'''

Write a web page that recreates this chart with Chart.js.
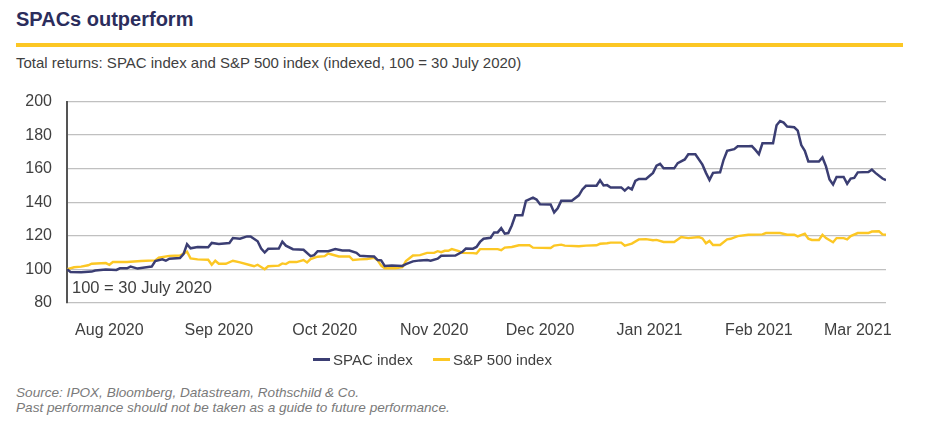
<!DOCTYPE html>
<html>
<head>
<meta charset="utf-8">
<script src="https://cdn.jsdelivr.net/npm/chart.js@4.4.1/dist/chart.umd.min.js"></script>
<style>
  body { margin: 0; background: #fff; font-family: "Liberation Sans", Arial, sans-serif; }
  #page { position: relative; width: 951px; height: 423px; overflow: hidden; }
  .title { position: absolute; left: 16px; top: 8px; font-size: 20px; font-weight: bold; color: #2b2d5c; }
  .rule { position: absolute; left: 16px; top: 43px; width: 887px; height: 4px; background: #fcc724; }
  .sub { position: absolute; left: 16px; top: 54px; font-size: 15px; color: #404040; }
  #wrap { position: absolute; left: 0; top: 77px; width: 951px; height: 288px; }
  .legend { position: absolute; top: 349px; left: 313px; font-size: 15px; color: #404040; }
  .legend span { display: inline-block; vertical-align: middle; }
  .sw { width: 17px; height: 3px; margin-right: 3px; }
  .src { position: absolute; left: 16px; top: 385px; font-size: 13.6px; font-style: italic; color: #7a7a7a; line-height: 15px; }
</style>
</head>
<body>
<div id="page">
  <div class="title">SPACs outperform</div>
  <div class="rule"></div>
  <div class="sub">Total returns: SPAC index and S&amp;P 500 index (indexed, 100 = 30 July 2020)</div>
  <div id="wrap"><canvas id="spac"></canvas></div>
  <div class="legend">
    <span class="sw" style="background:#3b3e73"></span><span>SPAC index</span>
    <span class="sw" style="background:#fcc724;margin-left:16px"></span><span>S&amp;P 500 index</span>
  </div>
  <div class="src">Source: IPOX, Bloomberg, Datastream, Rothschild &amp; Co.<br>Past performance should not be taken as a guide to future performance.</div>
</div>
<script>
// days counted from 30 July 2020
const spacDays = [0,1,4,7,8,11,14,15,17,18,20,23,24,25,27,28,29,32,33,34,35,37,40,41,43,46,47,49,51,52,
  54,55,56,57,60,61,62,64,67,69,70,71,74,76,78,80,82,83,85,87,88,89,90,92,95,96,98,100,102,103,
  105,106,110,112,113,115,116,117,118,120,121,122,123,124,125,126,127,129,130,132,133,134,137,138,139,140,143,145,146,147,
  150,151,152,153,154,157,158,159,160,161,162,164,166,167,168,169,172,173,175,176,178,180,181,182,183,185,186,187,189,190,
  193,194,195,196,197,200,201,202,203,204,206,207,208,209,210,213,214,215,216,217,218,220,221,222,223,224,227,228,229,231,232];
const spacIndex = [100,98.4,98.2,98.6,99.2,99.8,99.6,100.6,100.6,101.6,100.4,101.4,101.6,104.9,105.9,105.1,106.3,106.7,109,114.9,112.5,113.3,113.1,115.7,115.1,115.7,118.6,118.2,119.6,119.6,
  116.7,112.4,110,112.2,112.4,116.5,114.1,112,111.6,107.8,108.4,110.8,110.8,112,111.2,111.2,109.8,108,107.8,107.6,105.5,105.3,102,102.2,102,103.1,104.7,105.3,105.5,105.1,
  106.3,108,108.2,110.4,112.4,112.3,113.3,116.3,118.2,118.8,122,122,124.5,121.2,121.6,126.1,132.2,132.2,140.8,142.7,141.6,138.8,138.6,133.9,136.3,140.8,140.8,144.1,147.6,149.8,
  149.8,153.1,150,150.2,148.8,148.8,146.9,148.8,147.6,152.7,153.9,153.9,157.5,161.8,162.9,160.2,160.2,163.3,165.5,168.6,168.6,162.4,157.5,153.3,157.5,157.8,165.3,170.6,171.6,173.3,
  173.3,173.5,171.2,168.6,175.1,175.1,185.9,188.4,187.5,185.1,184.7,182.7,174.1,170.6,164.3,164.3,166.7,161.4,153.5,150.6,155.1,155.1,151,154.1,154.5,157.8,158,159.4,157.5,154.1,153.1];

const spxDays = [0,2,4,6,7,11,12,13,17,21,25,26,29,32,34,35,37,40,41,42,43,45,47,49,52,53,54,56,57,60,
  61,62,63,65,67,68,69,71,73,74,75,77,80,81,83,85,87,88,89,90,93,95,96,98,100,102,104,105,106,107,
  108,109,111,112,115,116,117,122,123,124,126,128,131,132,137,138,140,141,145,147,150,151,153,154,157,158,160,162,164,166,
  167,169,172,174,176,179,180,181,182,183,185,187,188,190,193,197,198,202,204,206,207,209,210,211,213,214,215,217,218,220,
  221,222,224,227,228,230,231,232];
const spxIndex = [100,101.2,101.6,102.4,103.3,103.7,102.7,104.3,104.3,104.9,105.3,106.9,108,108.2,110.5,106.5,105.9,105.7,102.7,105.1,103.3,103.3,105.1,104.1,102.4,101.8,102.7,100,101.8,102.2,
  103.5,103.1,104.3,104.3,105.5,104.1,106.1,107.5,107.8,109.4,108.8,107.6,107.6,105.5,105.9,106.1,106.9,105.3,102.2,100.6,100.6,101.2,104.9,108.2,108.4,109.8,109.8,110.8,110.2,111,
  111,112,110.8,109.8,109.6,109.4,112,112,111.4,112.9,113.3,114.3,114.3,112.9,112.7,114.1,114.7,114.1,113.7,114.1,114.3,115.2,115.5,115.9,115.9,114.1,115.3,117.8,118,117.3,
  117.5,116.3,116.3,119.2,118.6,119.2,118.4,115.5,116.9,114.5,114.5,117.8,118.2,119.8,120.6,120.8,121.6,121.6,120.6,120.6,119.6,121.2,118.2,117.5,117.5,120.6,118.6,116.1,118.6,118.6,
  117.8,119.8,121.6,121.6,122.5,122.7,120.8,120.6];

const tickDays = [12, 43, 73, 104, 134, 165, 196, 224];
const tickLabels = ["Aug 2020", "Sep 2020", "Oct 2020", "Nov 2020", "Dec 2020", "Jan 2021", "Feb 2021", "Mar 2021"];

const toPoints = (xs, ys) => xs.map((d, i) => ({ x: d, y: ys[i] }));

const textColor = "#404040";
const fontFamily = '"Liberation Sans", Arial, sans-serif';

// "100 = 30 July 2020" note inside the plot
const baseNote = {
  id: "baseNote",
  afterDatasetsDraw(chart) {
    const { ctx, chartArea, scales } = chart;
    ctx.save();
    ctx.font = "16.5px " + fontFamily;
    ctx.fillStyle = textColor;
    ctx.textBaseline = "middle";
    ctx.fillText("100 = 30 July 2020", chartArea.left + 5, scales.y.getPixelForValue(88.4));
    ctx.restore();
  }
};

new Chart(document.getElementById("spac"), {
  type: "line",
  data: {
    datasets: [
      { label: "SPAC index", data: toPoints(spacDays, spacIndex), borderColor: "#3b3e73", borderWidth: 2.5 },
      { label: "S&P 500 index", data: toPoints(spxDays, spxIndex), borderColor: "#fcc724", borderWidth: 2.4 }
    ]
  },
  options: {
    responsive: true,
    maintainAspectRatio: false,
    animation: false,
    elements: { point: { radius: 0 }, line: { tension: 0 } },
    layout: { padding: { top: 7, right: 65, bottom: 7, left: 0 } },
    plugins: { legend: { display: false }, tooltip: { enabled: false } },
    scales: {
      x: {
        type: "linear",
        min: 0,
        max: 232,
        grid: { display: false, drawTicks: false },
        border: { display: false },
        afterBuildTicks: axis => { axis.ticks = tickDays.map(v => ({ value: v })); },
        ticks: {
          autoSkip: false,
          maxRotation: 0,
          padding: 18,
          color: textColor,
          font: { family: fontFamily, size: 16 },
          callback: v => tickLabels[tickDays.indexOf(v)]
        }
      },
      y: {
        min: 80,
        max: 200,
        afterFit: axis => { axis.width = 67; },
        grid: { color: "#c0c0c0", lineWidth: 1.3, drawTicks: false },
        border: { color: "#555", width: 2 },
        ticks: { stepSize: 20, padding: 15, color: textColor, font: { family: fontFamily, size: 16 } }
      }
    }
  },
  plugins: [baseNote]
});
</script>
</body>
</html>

'''

### Work to be completed
Return every line in the listing that contains the word "page".

### Exercise result
Write a web page that recreates this chart with Chart.js.
  #page { position: relative; width: 951px; height: 423px; overflow: hidden; }
<div id="page">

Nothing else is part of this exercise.